Offensive uncertainty

The thing about social media is that you get to know mainly of what offends people, what outrages them. After a few hours on it, you get a certain impression about human beings as being compressed cans of outrage in search of a reason to vent; as frowns of displeasure trawling the world for reasons to be displeased.

It is a given, of course, that people assume offense in anything that others do if those others belong to a different belief system from their own. Also, of course, if you dislike a person he can scarcely draw a breath without offending you. Now these are areas where the offense arises because you are certain about the other person...the blackest of villains who God, in an off moment, inflicted on Earth.

In the bygone days, when interactions between people involved swords and maces and such as often as they involved words, showing open hands in one form or the other was an indication that, this time, the intention was to interact using words. Thus, empty hand = no weapon = peaceful intent. Manners, you see, started off like that. When you are uncertain about the other person, you had these prescribed ritual actions which indicated his intentions.

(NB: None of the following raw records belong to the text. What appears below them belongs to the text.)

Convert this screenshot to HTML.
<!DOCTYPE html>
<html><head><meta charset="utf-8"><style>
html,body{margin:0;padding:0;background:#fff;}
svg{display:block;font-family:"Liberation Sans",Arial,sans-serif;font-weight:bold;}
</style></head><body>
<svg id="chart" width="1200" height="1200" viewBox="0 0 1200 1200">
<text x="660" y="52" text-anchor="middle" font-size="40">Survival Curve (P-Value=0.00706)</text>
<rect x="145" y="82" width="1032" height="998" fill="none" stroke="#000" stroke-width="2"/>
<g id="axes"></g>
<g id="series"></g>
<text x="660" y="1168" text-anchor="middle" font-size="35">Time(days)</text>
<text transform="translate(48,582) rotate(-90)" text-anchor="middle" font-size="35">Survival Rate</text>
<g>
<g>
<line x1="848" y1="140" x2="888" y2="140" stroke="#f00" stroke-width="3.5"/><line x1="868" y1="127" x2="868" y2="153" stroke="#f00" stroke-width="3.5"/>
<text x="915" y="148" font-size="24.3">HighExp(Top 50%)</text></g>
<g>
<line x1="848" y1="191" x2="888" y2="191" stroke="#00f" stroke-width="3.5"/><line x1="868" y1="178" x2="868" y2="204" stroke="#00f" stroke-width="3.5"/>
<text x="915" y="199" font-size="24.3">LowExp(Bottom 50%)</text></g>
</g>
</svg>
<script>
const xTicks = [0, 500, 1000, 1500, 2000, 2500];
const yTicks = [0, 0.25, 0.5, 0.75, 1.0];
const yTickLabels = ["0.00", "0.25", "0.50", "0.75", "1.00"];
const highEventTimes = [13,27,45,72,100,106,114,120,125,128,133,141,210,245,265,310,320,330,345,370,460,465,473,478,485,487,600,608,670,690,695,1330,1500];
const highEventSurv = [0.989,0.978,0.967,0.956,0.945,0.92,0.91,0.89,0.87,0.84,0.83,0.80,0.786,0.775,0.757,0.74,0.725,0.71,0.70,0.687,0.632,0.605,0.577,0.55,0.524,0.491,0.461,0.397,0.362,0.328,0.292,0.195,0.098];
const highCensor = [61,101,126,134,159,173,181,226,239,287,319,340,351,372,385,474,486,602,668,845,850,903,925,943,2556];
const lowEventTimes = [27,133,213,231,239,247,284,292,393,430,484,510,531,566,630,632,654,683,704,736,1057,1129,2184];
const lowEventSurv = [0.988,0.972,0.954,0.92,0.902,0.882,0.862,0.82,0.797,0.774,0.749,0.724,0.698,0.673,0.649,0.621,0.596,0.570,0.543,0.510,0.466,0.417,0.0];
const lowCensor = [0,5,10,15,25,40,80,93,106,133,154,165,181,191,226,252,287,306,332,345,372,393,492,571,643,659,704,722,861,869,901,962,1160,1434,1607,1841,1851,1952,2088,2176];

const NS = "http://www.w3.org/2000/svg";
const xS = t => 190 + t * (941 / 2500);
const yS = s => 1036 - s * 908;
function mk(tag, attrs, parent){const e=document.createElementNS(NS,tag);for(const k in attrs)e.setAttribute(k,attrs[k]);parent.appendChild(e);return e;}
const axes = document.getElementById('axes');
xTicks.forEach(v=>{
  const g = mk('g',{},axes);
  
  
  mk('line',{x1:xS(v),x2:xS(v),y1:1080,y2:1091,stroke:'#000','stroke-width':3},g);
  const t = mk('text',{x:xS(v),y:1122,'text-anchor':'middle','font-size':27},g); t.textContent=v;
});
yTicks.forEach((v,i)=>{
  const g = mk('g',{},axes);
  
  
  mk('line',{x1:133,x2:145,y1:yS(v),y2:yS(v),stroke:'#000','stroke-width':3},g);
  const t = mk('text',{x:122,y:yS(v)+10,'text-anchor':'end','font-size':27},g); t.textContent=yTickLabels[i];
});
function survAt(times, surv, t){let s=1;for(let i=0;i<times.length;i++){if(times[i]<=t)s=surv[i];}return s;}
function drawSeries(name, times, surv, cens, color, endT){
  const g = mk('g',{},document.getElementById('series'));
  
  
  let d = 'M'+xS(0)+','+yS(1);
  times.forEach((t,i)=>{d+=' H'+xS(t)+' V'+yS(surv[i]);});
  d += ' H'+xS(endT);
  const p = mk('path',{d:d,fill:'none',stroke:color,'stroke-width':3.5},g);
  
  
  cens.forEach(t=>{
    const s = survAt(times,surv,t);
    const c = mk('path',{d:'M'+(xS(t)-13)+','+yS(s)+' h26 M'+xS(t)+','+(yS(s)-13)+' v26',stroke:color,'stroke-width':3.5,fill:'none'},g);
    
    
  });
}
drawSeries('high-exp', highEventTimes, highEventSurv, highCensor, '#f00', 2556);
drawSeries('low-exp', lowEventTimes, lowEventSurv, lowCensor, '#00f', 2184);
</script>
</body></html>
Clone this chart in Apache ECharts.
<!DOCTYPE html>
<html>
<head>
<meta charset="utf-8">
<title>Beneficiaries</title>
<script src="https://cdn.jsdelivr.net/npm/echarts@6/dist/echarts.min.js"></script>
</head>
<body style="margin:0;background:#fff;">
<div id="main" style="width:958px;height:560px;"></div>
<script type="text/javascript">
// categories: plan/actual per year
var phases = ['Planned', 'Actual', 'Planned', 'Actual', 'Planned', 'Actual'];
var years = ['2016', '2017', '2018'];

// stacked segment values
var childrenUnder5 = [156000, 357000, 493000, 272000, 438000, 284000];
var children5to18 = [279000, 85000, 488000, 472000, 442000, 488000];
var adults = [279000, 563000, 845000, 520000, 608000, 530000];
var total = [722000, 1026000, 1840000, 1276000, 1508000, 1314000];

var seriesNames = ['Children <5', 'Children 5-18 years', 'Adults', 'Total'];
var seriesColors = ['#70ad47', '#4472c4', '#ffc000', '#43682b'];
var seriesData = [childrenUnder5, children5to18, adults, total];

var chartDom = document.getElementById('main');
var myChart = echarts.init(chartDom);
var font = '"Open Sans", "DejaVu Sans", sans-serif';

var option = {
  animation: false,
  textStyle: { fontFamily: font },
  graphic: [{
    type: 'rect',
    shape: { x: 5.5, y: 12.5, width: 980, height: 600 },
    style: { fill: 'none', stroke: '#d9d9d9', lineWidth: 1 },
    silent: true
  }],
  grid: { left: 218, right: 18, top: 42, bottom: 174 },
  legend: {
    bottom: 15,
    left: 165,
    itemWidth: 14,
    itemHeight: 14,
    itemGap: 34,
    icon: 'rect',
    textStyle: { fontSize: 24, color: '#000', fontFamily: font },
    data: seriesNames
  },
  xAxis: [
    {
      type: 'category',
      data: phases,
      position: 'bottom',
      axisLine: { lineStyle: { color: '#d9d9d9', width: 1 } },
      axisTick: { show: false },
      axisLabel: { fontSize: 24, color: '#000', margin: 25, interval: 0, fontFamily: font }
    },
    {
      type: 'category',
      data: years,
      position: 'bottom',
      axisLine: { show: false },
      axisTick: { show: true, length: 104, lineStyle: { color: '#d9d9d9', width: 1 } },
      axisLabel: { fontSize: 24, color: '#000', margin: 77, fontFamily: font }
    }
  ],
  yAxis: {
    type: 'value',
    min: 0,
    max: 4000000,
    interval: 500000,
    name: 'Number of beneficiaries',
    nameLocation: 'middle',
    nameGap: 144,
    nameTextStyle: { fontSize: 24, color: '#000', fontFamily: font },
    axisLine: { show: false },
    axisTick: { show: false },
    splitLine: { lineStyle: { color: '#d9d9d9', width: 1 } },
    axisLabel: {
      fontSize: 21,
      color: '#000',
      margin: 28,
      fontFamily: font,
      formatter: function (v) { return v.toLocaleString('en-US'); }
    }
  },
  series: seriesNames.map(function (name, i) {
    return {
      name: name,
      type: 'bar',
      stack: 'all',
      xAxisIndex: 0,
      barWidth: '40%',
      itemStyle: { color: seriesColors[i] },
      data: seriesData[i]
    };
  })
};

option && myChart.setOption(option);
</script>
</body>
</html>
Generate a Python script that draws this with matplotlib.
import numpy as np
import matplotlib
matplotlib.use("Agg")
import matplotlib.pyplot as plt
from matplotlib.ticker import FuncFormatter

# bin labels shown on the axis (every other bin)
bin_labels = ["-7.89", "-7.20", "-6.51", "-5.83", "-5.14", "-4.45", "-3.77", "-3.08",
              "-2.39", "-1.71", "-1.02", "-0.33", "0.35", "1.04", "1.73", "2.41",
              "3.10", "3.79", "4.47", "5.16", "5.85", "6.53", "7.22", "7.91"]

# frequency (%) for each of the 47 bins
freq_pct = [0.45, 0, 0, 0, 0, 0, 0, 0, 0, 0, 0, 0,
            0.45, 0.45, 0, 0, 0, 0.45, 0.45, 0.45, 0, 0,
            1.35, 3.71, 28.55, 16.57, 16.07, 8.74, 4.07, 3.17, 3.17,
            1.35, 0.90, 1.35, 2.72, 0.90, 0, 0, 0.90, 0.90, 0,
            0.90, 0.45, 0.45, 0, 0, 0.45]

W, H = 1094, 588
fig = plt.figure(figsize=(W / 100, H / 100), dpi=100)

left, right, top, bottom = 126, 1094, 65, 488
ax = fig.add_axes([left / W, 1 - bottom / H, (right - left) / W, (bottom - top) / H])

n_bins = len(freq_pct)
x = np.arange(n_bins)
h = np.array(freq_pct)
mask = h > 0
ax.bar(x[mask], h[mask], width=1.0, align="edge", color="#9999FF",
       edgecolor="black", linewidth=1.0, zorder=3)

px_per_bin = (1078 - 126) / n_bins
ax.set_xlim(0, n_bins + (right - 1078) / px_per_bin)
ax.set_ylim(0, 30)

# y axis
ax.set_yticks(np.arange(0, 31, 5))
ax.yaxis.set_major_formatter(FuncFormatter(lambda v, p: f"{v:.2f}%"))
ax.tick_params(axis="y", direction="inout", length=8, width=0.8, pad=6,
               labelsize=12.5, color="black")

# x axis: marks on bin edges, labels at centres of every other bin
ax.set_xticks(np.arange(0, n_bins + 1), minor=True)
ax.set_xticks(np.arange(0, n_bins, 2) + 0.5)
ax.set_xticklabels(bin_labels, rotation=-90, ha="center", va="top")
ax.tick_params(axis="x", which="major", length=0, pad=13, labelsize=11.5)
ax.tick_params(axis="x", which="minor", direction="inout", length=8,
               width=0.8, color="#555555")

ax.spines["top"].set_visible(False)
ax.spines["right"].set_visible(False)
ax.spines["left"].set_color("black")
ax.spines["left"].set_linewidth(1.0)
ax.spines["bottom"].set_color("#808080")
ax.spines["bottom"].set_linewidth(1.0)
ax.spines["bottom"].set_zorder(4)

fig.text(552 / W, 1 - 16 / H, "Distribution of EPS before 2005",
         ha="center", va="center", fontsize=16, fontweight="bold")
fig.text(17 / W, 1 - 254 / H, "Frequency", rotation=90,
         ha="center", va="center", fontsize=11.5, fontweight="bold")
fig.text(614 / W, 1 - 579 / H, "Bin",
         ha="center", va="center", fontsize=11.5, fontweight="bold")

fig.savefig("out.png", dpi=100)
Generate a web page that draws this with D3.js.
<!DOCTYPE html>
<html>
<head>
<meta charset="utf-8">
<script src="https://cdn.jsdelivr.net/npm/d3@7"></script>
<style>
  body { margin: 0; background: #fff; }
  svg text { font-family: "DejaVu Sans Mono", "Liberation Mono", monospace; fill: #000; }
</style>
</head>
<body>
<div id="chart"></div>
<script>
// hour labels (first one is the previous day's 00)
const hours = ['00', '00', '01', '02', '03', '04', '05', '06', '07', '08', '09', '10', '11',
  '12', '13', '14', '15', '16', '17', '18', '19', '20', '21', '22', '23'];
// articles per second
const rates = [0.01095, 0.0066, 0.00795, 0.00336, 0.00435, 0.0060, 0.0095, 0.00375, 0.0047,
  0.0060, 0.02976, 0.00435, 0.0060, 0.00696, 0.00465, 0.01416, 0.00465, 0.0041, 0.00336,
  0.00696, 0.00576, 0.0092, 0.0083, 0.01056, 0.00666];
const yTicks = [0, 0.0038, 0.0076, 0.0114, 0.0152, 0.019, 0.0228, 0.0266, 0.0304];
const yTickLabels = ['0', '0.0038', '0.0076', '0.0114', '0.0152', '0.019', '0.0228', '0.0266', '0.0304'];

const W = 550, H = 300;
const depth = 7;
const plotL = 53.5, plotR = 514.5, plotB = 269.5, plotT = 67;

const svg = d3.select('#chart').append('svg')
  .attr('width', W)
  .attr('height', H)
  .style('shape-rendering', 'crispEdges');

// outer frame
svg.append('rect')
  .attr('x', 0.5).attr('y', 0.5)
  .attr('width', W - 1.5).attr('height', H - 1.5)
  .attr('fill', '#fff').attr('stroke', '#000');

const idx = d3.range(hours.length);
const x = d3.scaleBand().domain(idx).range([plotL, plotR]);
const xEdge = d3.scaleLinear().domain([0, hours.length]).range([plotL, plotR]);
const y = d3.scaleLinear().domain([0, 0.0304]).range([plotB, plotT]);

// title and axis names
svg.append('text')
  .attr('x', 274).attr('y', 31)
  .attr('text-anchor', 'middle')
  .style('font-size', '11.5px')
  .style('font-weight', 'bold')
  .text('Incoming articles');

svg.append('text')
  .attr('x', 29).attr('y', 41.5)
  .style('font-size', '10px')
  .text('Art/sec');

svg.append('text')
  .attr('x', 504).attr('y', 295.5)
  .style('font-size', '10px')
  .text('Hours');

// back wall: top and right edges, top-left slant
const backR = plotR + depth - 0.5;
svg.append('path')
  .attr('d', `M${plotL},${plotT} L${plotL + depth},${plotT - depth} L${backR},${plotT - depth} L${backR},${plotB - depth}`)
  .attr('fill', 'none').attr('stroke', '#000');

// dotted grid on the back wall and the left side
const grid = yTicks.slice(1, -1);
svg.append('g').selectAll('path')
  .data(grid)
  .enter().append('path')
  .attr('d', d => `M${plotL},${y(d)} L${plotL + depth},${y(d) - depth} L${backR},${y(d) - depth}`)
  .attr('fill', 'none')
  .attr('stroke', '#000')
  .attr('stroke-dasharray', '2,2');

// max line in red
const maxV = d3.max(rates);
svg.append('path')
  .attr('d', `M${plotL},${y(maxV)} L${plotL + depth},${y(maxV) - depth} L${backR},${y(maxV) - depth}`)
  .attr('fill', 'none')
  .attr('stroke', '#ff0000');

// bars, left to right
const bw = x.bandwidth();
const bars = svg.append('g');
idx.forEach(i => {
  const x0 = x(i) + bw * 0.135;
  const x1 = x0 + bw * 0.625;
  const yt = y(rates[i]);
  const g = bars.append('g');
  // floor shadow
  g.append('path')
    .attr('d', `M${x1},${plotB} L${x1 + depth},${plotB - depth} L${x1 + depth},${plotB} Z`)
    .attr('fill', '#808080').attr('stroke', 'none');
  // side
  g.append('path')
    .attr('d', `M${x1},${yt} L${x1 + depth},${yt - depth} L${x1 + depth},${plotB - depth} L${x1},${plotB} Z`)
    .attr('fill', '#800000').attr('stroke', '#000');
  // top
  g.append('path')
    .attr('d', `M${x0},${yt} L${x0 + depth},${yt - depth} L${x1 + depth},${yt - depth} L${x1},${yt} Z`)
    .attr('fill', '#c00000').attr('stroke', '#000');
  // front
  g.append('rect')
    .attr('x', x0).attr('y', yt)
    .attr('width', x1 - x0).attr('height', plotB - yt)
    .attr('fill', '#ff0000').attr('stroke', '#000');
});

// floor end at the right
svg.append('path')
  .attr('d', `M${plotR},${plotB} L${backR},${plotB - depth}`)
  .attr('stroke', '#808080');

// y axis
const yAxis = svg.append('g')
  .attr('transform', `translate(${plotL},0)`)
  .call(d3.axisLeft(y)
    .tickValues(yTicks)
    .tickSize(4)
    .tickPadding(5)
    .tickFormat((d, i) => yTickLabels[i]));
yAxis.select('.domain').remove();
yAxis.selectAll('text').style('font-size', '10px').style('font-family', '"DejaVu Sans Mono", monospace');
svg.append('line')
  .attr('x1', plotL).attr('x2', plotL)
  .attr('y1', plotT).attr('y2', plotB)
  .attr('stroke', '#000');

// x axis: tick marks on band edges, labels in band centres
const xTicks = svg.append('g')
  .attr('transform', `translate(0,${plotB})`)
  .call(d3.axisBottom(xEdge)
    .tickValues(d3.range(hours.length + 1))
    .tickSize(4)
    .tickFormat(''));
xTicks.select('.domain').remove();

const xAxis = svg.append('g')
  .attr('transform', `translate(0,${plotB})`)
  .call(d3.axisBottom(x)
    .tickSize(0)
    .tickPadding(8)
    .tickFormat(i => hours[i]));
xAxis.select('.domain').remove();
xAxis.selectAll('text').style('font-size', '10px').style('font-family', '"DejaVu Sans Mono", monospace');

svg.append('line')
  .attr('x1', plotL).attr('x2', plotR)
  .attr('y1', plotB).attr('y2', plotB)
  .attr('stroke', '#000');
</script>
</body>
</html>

And, thus, starts the taking of offense because of uncertainty. You are the boss, you walk in to the office and some people do not wish you. "How dare they disrespect me?" comes from the uncertainty of whether you are truly respected or not. True, humanity being the perverse creation that it is (God must have created the whole damn lot of us in an off moment, it seems to me at times), people DO try to push their boundaries all the time but if YOU walk around in a perpetual haze of outrage at that chap not noticing you walk behind his desk and this chap peering into his laptop instead of looking reverently at you and so on...well, THAT outrage comes from your own uncertainty. Impostor syndrome or some such learned label, I think, applies.

Where then does this come from, you think? "You do not even care to remember our anniversary," and so on? The uncertainty about whether the other person really cares for you or not, right? It is not that date, it is how important she thinks you are in her life which is the issue there.

The outrage about a friend not coming over to your wedding, about a colleague not inviting you to a party which you could not have gone to anyway, about your child not opting for the choice of course that you suggest...how much of it is outrage because you are uncertain about your importance in their life?

And so, after years of diligent practice, you now get offended and outraged by the form of things with scant regard to the substance. Like a spouse caring two hoots about being really loved as long as the anniversary gift arrives!